İngiltere’nin Balfour Deklarasyonu, Musevilerin Filistin ile tarihi bağlarının olduğunu, “ülkede milli yurtlarını yeniden kurmalarının” haklılığını, İngiltere’nin bu mecburiyeti “bütün imkânlarıyla çabuklaştırması” gerektiğini onaylamıştır. Buna karşılık hazırlanmış metinde “Arap” kelimesi hiçbir şekilde geçmemekteydi. (1)
İngilizlerin Filistin’deki varlıklarının yasal dayanağı, Milletler Cemiyeti’nde belirtilen “Filistinlilerin kendi kaderini tayin hakkı olan self determinasyon hakkı” olmaktaydı. İngiliz manda yönetimi buna yardımcı olmakla görevlendirilmişti.
Buna rağmen Balfour Deklarasyonu’nda da görüldüğü üzere Filistinliler bir kez dahi olsun Filistinliler ve Araplar olarak kendi isimleriyle anılmadılar. Yalnızca medeni ve dini haklara sahip olan “Yahudi olmayan topluluklar” olarak tanımlandılar. Arapların ulusal ve siyasi haklarından hiç bahsedilmedi. Buna karşılık ulusal haklar “Yahudi halkına” atfedildi ve Milletler Cemiyeti Mandası, Yahudilerin ulusal kurumlar oluşturmasına yardım etmeyi Büyük Britanya’nın önemli bir sorumluluğu haline getirdi.

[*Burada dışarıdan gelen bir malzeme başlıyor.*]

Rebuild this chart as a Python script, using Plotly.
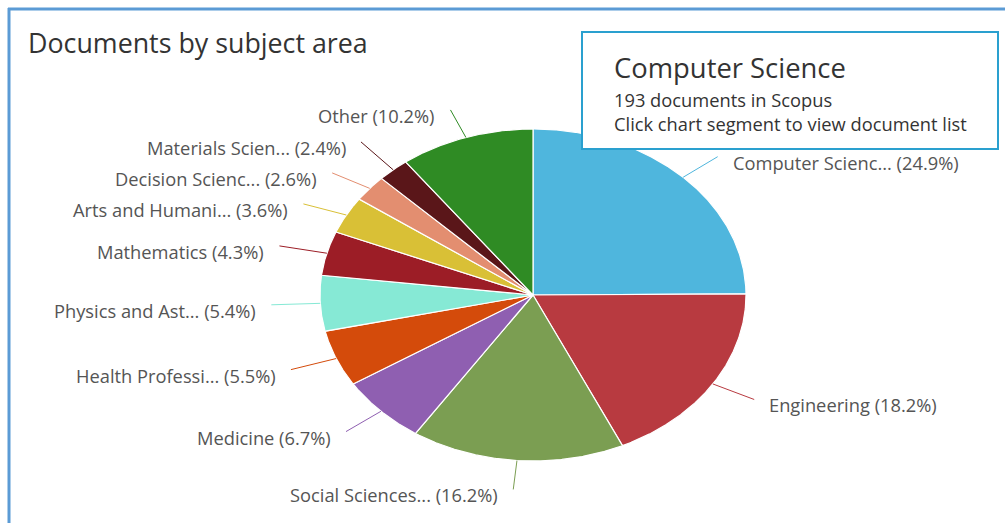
import numpy as np
import plotly.graph_objects as go

# ---- data ----
subjects = ["Computer Scienc...", "Engineering", "Social Sciences...", "Medicine",
            "Health Professi...", "Physics and Ast...", "Mathematics",
            "Arts and Humani...", "Decision Scienc...", "Materials Scien...", "Other"]
shares = [24.9, 18.2, 16.2, 6.7, 5.5, 5.4, 4.3, 3.6, 2.6, 2.4, 10.2]
colors = ["#4fb6dd", "#b83a40", "#7b9e52", "#8f5fb1", "#d44b0b", "#86e9d5",
          "#9c1d26", "#d9c036", "#e38e70", "#5a1619", "#2f8b24"]

chart_title = "Documents by subject area"
tooltip_title = "Computer Science"
tooltip_lines = ["193 documents in Scopus", "Click chart segment to view document list"]

# ---- layout geometry (pixel-unit axes) ----
W, H = 1005, 523
CX, CY = 533, 295        # pie centre
RX, RY = 213, 166        # pie radii (elliptical, as in the reference)
LRX, LRY = 262, 195      # connector end radii
GAP = 13
MIN_SEP = 31             # min vertical spacing of labels on one side
FONT = "Open Sans"


def spread(ys, sep):
    """Push label positions apart so they are at least `sep` apart (keeps order)."""
    ys = list(ys)
    order = np.argsort(ys)
    pos = [ys[i] for i in order]
    for _ in range(200):
        moved = False
        for k in range(len(pos) - 1):
            d = pos[k + 1] - pos[k]
            if d < sep - 1e-6:
                push = (sep - d) / 2
                pos[k] -= push
                pos[k + 1] += push
                moved = True
        if not moved:
            break
    out = [0.0] * len(ys)
    for k, i in enumerate(order):
        out[i] = pos[k]
    return out


fig = go.Figure()
annotations = []
total = float(sum(shares))
start = 0.0
mids = []
for name, val, col in zip(subjects, shares, colors):
    a0 = start / total * 2 * np.pi
    a1 = (start + val) / total * 2 * np.pi
    start += val
    mids.append((a0 + a1) / 2)
    t = np.linspace(a0, a1, max(8, int(200 * (a1 - a0))))
    xs = np.concatenate([[CX], CX + RX * np.sin(t), [CX]])
    ys = np.concatenate([[CY], CY - RY * np.cos(t), [CY]])
    fig.add_trace(go.Scatter(x=xs, y=ys, mode="lines", fill="toself",
                             fillcolor=col, line=dict(color="white", width=1.2),
                             hoverinfo="skip", showlegend=False))

mids = np.array(mids)
natural_y = CY - LRY * np.cos(mids)
label_y = natural_y.copy()
for side in (True, False):
    idx = [i for i in range(len(mids)) if (np.sin(mids[i]) > 0) == side]
    sp = spread([natural_y[i] for i in idx], MIN_SEP)
    for i, y in zip(idx, sp):
        label_y[i] = y

for i, (name, val, col) in enumerate(zip(subjects, shares, colors)):
    am = mids[i]
    x0, y0 = CX + RX * np.sin(am), CY - RY * np.cos(am)
    x1, y1 = CX + LRX * np.sin(am), label_y[i]
    fig.add_trace(go.Scatter(x=[x0, x1], y=[y0, y1], mode="lines",
                             line=dict(color=col, width=1), hoverinfo="skip",
                             showlegend=False))
    right = np.sin(am) > 0
    annotations.append(dict(
        x=x1 + (GAP if right else -GAP), y=y1 + 5.5, xref="x", yref="y",
        text=f"{name} ({val}%)", showarrow=False,
        xanchor="left" if right else "right", yanchor="middle",
        font=dict(family=FONT, size=18.3, color="#555555")))

# title
annotations.append(dict(x=26, y=42, xref="x", yref="y", text=chart_title,
                        showarrow=False, xanchor="left", yanchor="middle",
                        font=dict(family=FONT, size=26.8, color="#333333")))
# tooltip box text
annotations.append(dict(x=612, y=67, xref="x", yref="y", text=tooltip_title,
                        showarrow=False, xanchor="left", yanchor="middle",
                        font=dict(family=FONT, size=27.4, color="#333333")))
for i, line in enumerate(tooltip_lines):
    annotations.append(dict(x=612, y=99 + 24 * i, xref="x", yref="y", text=line,
                            showarrow=False, xanchor="left", yanchor="middle",
                            font=dict(family=FONT, size=18.3, color="#333333")))

shapes = [
    dict(type="rect", xref="x", yref="y", x0=582, y0=32, x1=998, y1=149,
         line=dict(color="#2aa0cf", width=2), fillcolor="white", layer="above"),
    dict(type="line", xref="x", yref="y", x0=8, y0=9, x1=W, y1=9,
         line=dict(color="#5b9bd5", width=3)),
    dict(type="line", xref="x", yref="y", x0=9, y0=8, x1=9, y1=H,
         line=dict(color="#5b9bd5", width=3)),
]

fig.update_layout(
    width=W, height=H, margin=dict(l=0, r=0, t=0, b=0),
    paper_bgcolor="white", plot_bgcolor="white",
    xaxis=dict(range=[0, W], visible=False, fixedrange=True),
    yaxis=dict(range=[H, 0], visible=False, fixedrange=True),
    annotations=annotations, shapes=shapes, showlegend=False,
)
fig.write_html("out.html", config={"displayModeBar": False},
               post_script="document.body.style.margin='0';document.body.style.overflow='hidden';")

O dönemde ülke nüfusunun yaklaşık yüzde 10’unu oluşturan küçük Filistin Yahudi cemaati, böylece belirgin şekilde ayrıcalıklı bir konuma yerleştirildi. Buna karşılık Filistin nüfusunun yüzde 90’ını oluşturan Arap çoğunluk ise ulusal veya siyasi bir varlık olarak fiilen göz ardı edildi.(2)
[1]Mim Kemal Öke, Siyonizm ve Filistin Sorunu (1880-1923), 7. b., İstanbul: Timaş Yayınları, 2018, s. 426.
[1]Rashid Khalidi, The Iron Cage, The Story of the Palestinian Struggle for Statehood, Boston: Wilsted & Taylor Publishing Services, 2007, s. 82.